### Material provided
________________________
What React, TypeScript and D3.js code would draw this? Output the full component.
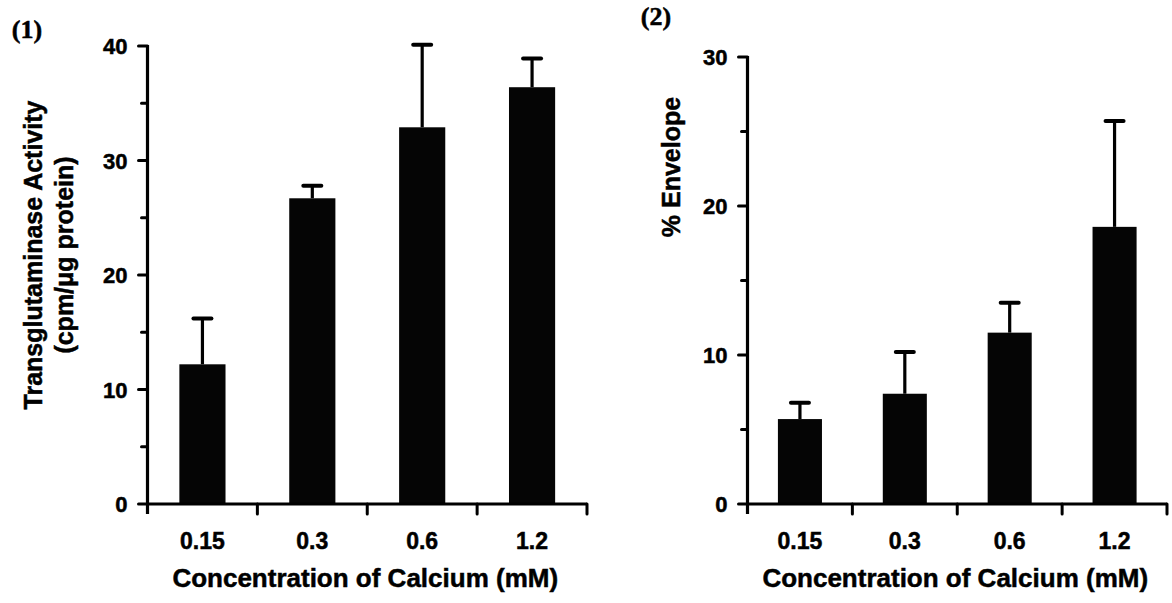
import React from 'react';
import * as d3 from 'd3';

const categories = ['0.15', '0.3', '0.6', '1.2'];
const activityValues = [12.2, 26.7, 32.9, 36.4];
const activityErrors = [4.0, 1.1, 7.2, 2.5];
const envelopeValues = [5.7, 7.4, 11.5, 18.6];
const envelopeErrors = [1.1, 2.8, 2.0, 7.1];
const activityTicks = [0, 10, 20, 30, 40];
const activityMinor = [5, 15, 25, 35];
const envelopeTicks = [0, 10, 20, 30];
const envelopeMinor = [5, 15, 25];
const xTitle = 'Concentration of Calcium (mM)';
const activityTitle = ['Transglutaminase Activity', '(cpm/\u03BCg protein)'];
const envelopeTitle = ['% Envelope'];

const SANS = '"Liberation Sans", Arial, Helvetica, sans-serif';
const SERIF = '"Liberation Serif", "Times New Roman", serif';

type PanelProps = {
  x0: number; x1: number; yTop: number; yBottom: number; max: number;
  ticks: number[]; minor: number[]; values: number[]; errors: number[];
  tag: string; tagX: number; tagY: number;
  titleLines: string[]; titleXs: number[]; titleY: number;
};

const txt = { stroke: '#000', strokeWidth: 0.5 };

function Panel(p: PanelProps) {
  const x = d3.scaleBand<string>().domain(categories).range([p.x0, p.x1]).padding(0);
  const y = d3.scaleLinear().domain([0, p.max]).range([p.yBottom, p.yTop]);
  const bw = x.bandwidth() * 0.42;
  const capW = 18;
  const stroke = '#000';
  return (
    <g>
      <text x={p.tagX} y={p.tagY} fontFamily={SERIF} fontWeight="bold" fontSize={26} textAnchor="middle" {...txt}>{p.tag}</text>
      {p.titleLines.map((t, i) => (
        <text key={i} transform={`translate(${p.titleXs[i]},${p.titleY}) rotate(-90)`} textAnchor="middle"
          fontFamily={SANS} fontWeight="bold" fontSize={25} {...txt}>{t}</text>
      ))}
      {categories.map((c, i) => {
        const cx = (x(c) as number) + x.bandwidth() / 2;
        const top = y(p.values[i]);
        const et = y(p.values[i] + p.errors[i]);
        return (
          <g key={c}>
            <rect x={cx - bw / 2} y={top} width={bw} height={p.yBottom - top} fill="#050505" />
            <line x1={cx} x2={cx} y1={top} y2={et} stroke={stroke} strokeWidth={3.2} />
            <line x1={cx - capW / 2} x2={cx + capW / 2} y1={et} y2={et} stroke={stroke} strokeWidth={4} strokeLinecap="round" />
          </g>
        );
      })}
      <line x1={p.x0} x2={p.x0} y1={y(p.max) - 1} y2={p.yBottom + 10} stroke={stroke} strokeWidth={3.2} />
      {p.ticks.map(t => (
        <g key={t}>
          <line x1={p.x0 - 9} x2={p.x0} y1={y(t)} y2={y(t)} stroke={stroke} strokeWidth={3} strokeLinecap="round" />
          <text x={p.x0 - 20} y={y(t) + 8} textAnchor="end" fontFamily={SANS} fontWeight="bold" fontSize={22} {...txt}>{t}</text>
        </g>
      ))}
      {p.minor.map(t => (
        <line key={t} x1={p.x0 - 6} x2={p.x0} y1={y(t)} y2={y(t)} stroke={stroke} strokeWidth={3} strokeLinecap="round" />
      ))}
      <line x1={p.x0} x2={p.x1} y1={p.yBottom} y2={p.yBottom} stroke={stroke} strokeWidth={3.2} />
      {categories.map(c => {
        const bx = (x(c) as number) + x.bandwidth();
        return <line key={c} x1={bx} x2={bx} y1={p.yBottom} y2={p.yBottom + 10} stroke={stroke} strokeWidth={3} strokeLinecap="round" />;
      })}
      {categories.map(c => (
        <text key={c} x={(x(c) as number) + x.bandwidth() / 2} y={549} textAnchor="middle"
          fontFamily={SANS} fontWeight="bold" fontSize={23} {...txt}>{c}</text>
      ))}
      <text x={(p.x0 + p.x1) / 2 - 2} y={587} textAnchor="middle" fontFamily={SANS} fontWeight="bold" fontSize={26} {...txt}>{xTitle}</text>
    </g>
  );
}

export default function App() {
  return (
    <svg width={1172} height={603} style={{ position: 'absolute', left: 0, top: 0, background: '#fff' }}>
      <rect width={1172} height={603} fill="#fff" />
      <Panel x0={147.5} x1={587} yTop={46} yBottom={504} max={40} ticks={activityTicks} minor={activityMinor}
        values={activityValues} errors={activityErrors} tag="(1)" tagX={27} tagY={38}
        titleLines={activityTitle} titleXs={[42, 73]} titleY={255} />
      <Panel x0={747.5} x1={1167} yTop={57} yBottom={504} max={30} ticks={envelopeTicks} minor={envelopeMinor}
        values={envelopeValues} errors={envelopeErrors} tag="(2)" tagX={656} tagY={25}
        titleLines={envelopeTitle} titleXs={[680]} titleY={167} />
    </svg>
  );
}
________________________
### Goal
Only the lines from the start of the material through the line containing "import * as d3 from 'd3';" should be transcribed. Pictures stay out.

### Completed task
What React, TypeScript and D3.js code would draw this? Output the full component.
import React from 'react';
import * as d3 from 'd3';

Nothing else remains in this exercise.